The history of lesbian magazines in France, reports Marianne Barriaux in Agency French Presse, has been rocky. “Lesbian media emerged in France in the 1970s alongside the feminist movement, but gradually lost steam as the mainstream took over. In 2012, Lesbia — which had been going for three decades — shut down. La Dixième Muse (The Tenth Muse) followed suit and closed in 2013, as did online magazine Tetue.com, marking the end of lesbian publications in France. By comparison, Curve was still going strong in the U.S. after its 1990 launch and Diva remained active in Britain after a years-long run.”

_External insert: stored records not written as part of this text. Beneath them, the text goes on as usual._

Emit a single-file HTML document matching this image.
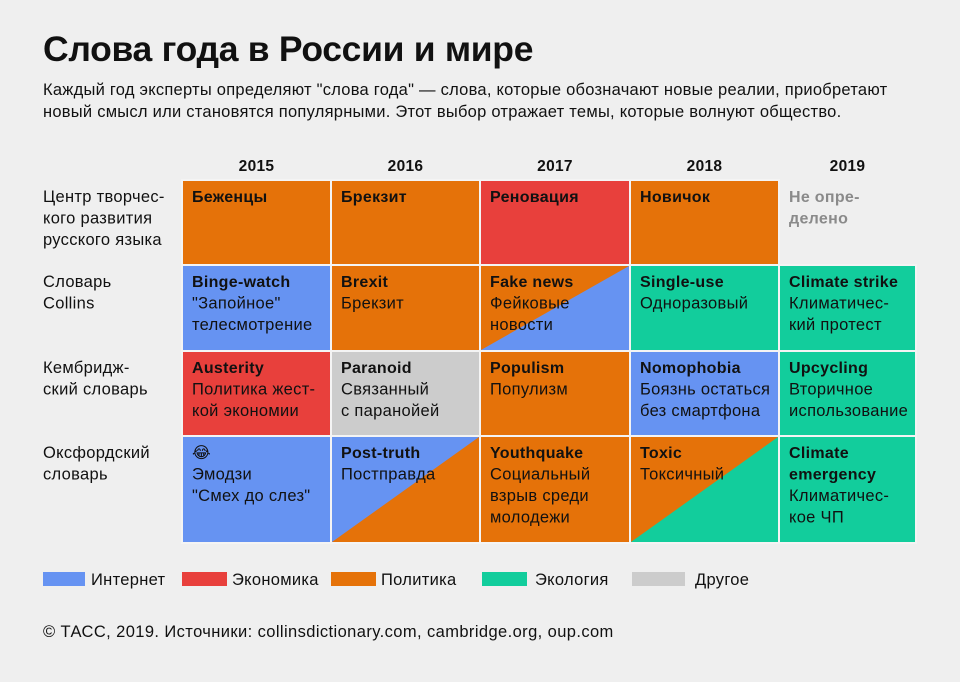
<!DOCTYPE html>
<html><head><meta charset="utf-8">
<style>
body{margin:0;width:960px;height:682px;background:#efefef;font-family:"Liberation Sans","DejaVu Sans",sans-serif;color:#111;position:relative;overflow:hidden}
.t{position:absolute;white-space:nowrap}
</style></head><body>
<div class="t" style="left:43px;top:29px;font-size:35.5px;font-weight:bold;letter-spacing:-0.3px">Слова года в России и мире</div>
<div class="t" style="left:43px;top:79px;font-size:16.5px;letter-spacing:0.25px;line-height:22px">Каждый год эксперты определяют "слова года" — слова, которые обозначают новые реалии, приобретают<br>новый смысл или становятся популярными. Этот выбор отражает темы, которые волнуют общество.</div>
<svg id="grid" width="960" height="682" style="position:absolute;left:0;top:0"></svg>
<div class="t" style="left:43px;top:623px;font-size:16.5px;letter-spacing:0.4px">© ТАСС, 2019. Источники: collinsdictionary.com, cambridge.org, oup.com</div>
<script>
const years=["2015","2016","2017","2018","2019"];
const sources=[["Центр творчес-","кого развития","русского языка"],["Словарь","Collins"],["Кембридж-","ский словарь"],["Оксфордский","словарь"]];
const colors={i:"#6693f2",e:"#e8403c",p:"#e57209",g:"#12cd9c",o:"#cccccc"};
const cats=[["p","p","e","p",""],["i","p","p/i","g","g"],["e","o","p","i","g"],["i","i/p","p","p/g","g"]];
const titles=[["Беженцы","Брекзит","Реновация","Новичок","Не опре-|делено"],["Binge-watch","Brexit","Fake news","Single-use","Climate strike"],["Austerity","Paranoid","Populism","Nomophobia","Upcycling"],["😂","Post-truth","Youthquake","Toxic","Climate|emergency"]];
const descs=[["","","","",""],["\"Запойное\"|телесмотрение","Брекзит","Фейковые|новости","Одноразовый","Климатичес-|кий протест"],["Политика жест-|кой экономии","Связанный|с паранойей","Популизм","Боязнь остаться|без смартфона","Вторичное|использование"],["Эмодзи|\"Смех до слез\"","Постправда","Социальный|взрыв среди|молодежи","Токсичный","Климатичес-|кое ЧП"]];
const legendKeys=["i","e","p","g","o"];
const legendLabels=["Интернет","Экономика","Политика","Экология","Другое"];
const colX=[182,331,480,630,779,916], rowY=[180,265,351,436,543];
const svg=document.getElementById("grid"),NS="http://www.w3.org/2000/svg";
function mk(t,a){const e=document.createElementNS(NS,t);for(const k in a)e.setAttribute(k,a[k]);svg.appendChild(e);return e;}
function txt(x,y,s,size,w,fill){const e=mk("text",{x:x,y:y,"font-size":size,"font-weight":w,fill:fill||"#111","letter-spacing":"0.3","font-family":"Liberation Sans, DejaVu Sans, sans-serif"});e.textContent=s;return e;}
years.forEach((y,i)=>{const e=txt((colX[i]+colX[i+1])/2,171,y,15.5,"bold");e.setAttribute("text-anchor","middle");

});
sources.forEach((s,r)=>{s.forEach((l,k)=>{const e=txt(43,rowY[r]+22+k*21.5,l,16.5,"normal");

});});
cats.forEach((row,r)=>row.forEach((c,ci)=>{
 const x0=colX[ci],x1=colX[ci+1],y0=rowY[r],y1=rowY[r+1];
 if(c){const p=c.split("/");
  const rc=mk("rect",{x:x0,y:y0,width:x1-x0,height:y1-y0,fill:colors[p[0]],stroke:"#f4f4f4","stroke-width":2});
  
  
  if(p[1]){const tr=mk("polygon",{points:`${x0+1},${y1-1} ${x1-1},${y0+1} ${x1-1},${y1-1}`,fill:colors[p[1]]});
   
   }
 }
 const tl=titles[r][ci].split("|");let yy=y0+22;
 tl.forEach(l=>{const e=txt(x0+10,yy,l,16,"bold",c?"#111":"#8a8a8a");
  
  yy+=21.5;});
 if(descs[r][ci])descs[r][ci].split("|").forEach(l=>{const e=txt(x0+10,yy,l,16.5,"normal");
  
  yy+=21.5;});
}));
const lx=[43,182,331,482,632];
const tx=[91,232,381,535,695];
const lw=[42,45,45,45,53];
legendKeys.forEach((k,i)=>{const r=mk("rect",{x:lx[i],y:572,width:lw[i],height:14,fill:colors[k]});


const e=txt(tx[i],585,legendLabels[i],16.5,"normal");

});
</script>
</body></html>
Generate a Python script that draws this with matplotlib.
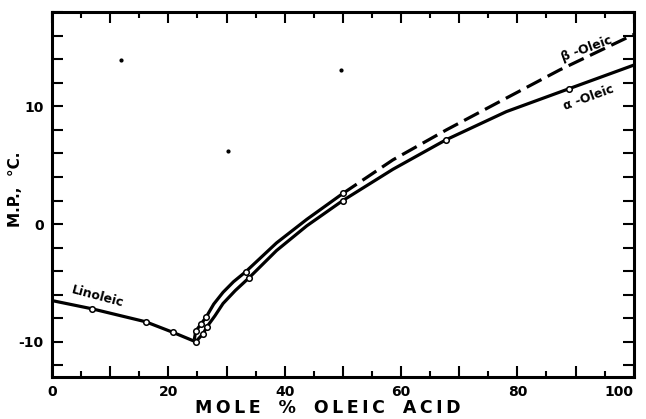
import matplotlib
matplotlib.use("Agg")
import matplotlib.pyplot as plt
from matplotlib.ticker import MultipleLocator, FuncFormatter

plt.rcParams['font.family'] = ['DejaVu Sans']
plt.rcParams['lines.scale_dashes'] = False

# --- datos (mol % oleico, p.f. en C) ---
# rama del linoleico
lin_x = [0, 6.9, 16.1, 20.8, 24.7]
lin_y = [-6.5, -7.2, -8.3, -9.2, -10.0]
lin_pts_x = [6.9, 16.1, 20.8]
lin_pts_y = [-7.2, -8.3, -9.2]

# alfa-oleico (linea continua)
alpha_x = [24.7, 26.0, 26.6, 28.0, 29.4, 31.5, 33.9, 38.6, 43.8, 50.0, 58.6, 67.7, 78.1, 88.9, 100.0]
alpha_y = [-10.0, -9.3, -8.75, -7.8, -6.75, -5.65, -4.55, -2.25, -0.15, 2.0, 4.65, 7.15, 9.55, 11.5, 13.5]
alpha_pts_x = [24.7, 26.0, 26.6, 33.9, 50.0, 67.7, 88.9]
alpha_pts_y = [-10.0, -9.3, -8.75, -4.55, 2.0, 7.15, 11.5]

# beta-oleico: continua hasta 50 %, luego discontinua
beta_x = [24.5, 24.7, 25.6, 26.5, 27.8, 29.4, 31.2, 33.3, 38.6, 43.8, 50.0]
beta_y = [-9.7, -9.1, -8.5, -7.9, -6.8, -5.8, -4.9, -4.05, -1.6, 0.4, 2.6]
beta_dash_x = [50.0, 58.6, 67.8, 78.1, 87.3, 100.0]
beta_dash_y = [2.6, 5.45, 8.0, 10.7, 13.1, 16.1]
beta_pts_x = [24.7, 25.6, 26.5, 33.3, 50.0]
beta_pts_y = [-9.1, -8.5, -7.9, -4.05, 2.6]

# motas del escaneo
speck_x = [11.9, 30.2, 49.7]
speck_y = [13.9, 6.2, 13.1]

x_ticks = list(range(0, 101, 10))
x_ticklabels = [str(v) if v % 20 == 0 else '' for v in x_ticks]

fig = plt.figure(figsize=(6.46, 4.19), dpi=100)
ax = fig.add_axes([0.0805, 0.100, 0.9005, 0.871])

lw = 2.3
ax.plot(lin_x, lin_y, color='black', lw=lw, solid_joinstyle='round')
ax.plot(alpha_x, alpha_y, color='black', lw=lw, solid_joinstyle='round')
ax.plot(beta_x, beta_y, color='black', lw=lw, solid_joinstyle='round')
ax.plot(beta_dash_x, beta_dash_y, color='black', lw=lw, linestyle=(0, (12, 5)))

mk = dict(linestyle='none', marker='o', markersize=4, markerfacecolor='white',
          markeredgecolor='black', markeredgewidth=1.1, zorder=5)
ax.plot(lin_pts_x, lin_pts_y, **mk)
ax.plot(alpha_pts_x, alpha_pts_y, **mk)
ax.plot(beta_pts_x, beta_pts_y, **mk)
ax.plot(speck_x, speck_y, linestyle='none', marker='o', markersize=2, color='black')

# etiquetas de las curvas
ax.text(7.8, -6.2, 'Linoleic', fontsize=9, fontweight='bold', rotation=-15,
        ha='center', va='center')
ax.text(92.0, 14.9, 'β -Oleic', fontsize=9, fontweight='bold', rotation=20,
        ha='center', va='center')
ax.text(92.2, 10.7, 'α -Oleic', fontsize=9, fontweight='bold', rotation=20,
        ha='center', va='center')

ax.set_xlim(0, 100)
ax.set_ylim(-13, 18)

ax.set_xticks(x_ticks)
ax.set_xticklabels(x_ticklabels, fontweight='bold')
ax.xaxis.set_minor_locator(MultipleLocator(5))
ax.yaxis.set_major_locator(MultipleLocator(2))
ax.yaxis.set_major_formatter(FuncFormatter(lambda v, p: '%d' % v if round(v) % 10 == 0 else ''))

ax.tick_params(which='both', direction='in', top=True, right=True, width=1.5, color='black')
ax.tick_params(which='major', length=8, pad=6, labelsize=10)
ax.tick_params(which='minor', length=4)
for lab in ax.get_yticklabels():
    lab.set_fontweight('bold')
# el "100" queda pegado al borde derecho
ax.get_xticklabels()[-1].set_horizontalalignment('right')
ax.get_xticklabels()[-1].set_x(1.0)
for sp in ax.spines.values():
    sp.set_linewidth(2.2)

# titulos de ejes con letras espaciadas
ts = '\u2009'
xlabel = '   '.join(ts.join(w) for w in ['MOLE', '%', 'OLEIC', 'ACID'])
fig.text(0.508, 0.026, xlabel, fontsize=12.5, fontweight='bold', ha='center', va='center')
fig.text(0.024, 0.547, 'M.P.,  °C.', fontsize=11, fontweight='bold', rotation=90,
         ha='center', va='center')

fig.savefig('out.png', dpi=100)
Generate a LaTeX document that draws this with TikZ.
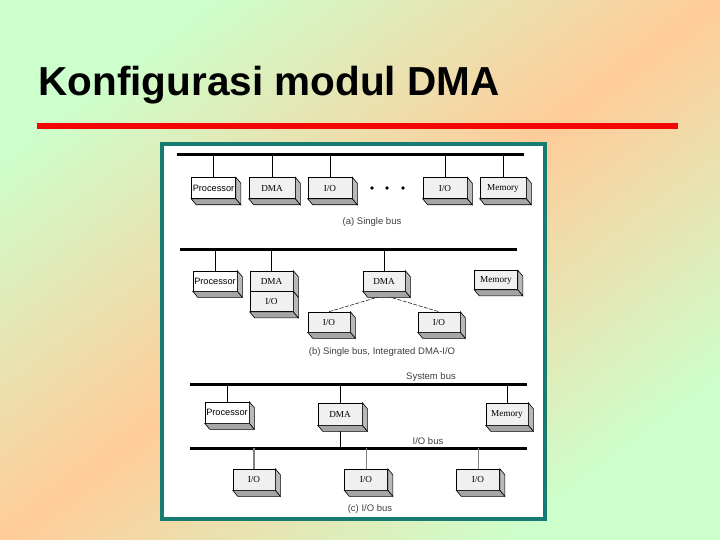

Two problems, all things being equal, mar what could be the successful longevity of a magazine, however infrequently produced. “The problem in France is that … brands don’t want to be associated with gay media, or they don’t see gays and lesbians as clients. And when they do see the potential, they fall into age-old clichés: gays as well-groomed men who buy lots of moisturizing cream…lesbians are women who don’t shave and never buy moisturizer.”
The other issue is that France, despite its cultural permissiveness and c’est-la-vie morality, is, at its core, a fundamentally Catholic nation with an influential church. The debate over same-sex marriage was, contrary to the American media’s whitewashing of the bill, controversial and, at times, violent in France.
Barriaux goes on to report that, according to Kirschen, “while the gay community in France has a hugely famous and rich champion in the person of Pierre Berge — the partner of late designer Yves Saint Laurent who until last year owned gay magazine Tetu — lesbians do not. “Investments have been made in the gay press that were never made in the lesbian press,” says Marie-Helene Bourcier, a professor at Lille 3 University and a well-known activist. “We don’t have a lesbian equivalent of Pierre Berge, no one injects cash into the lesbian economy in France.”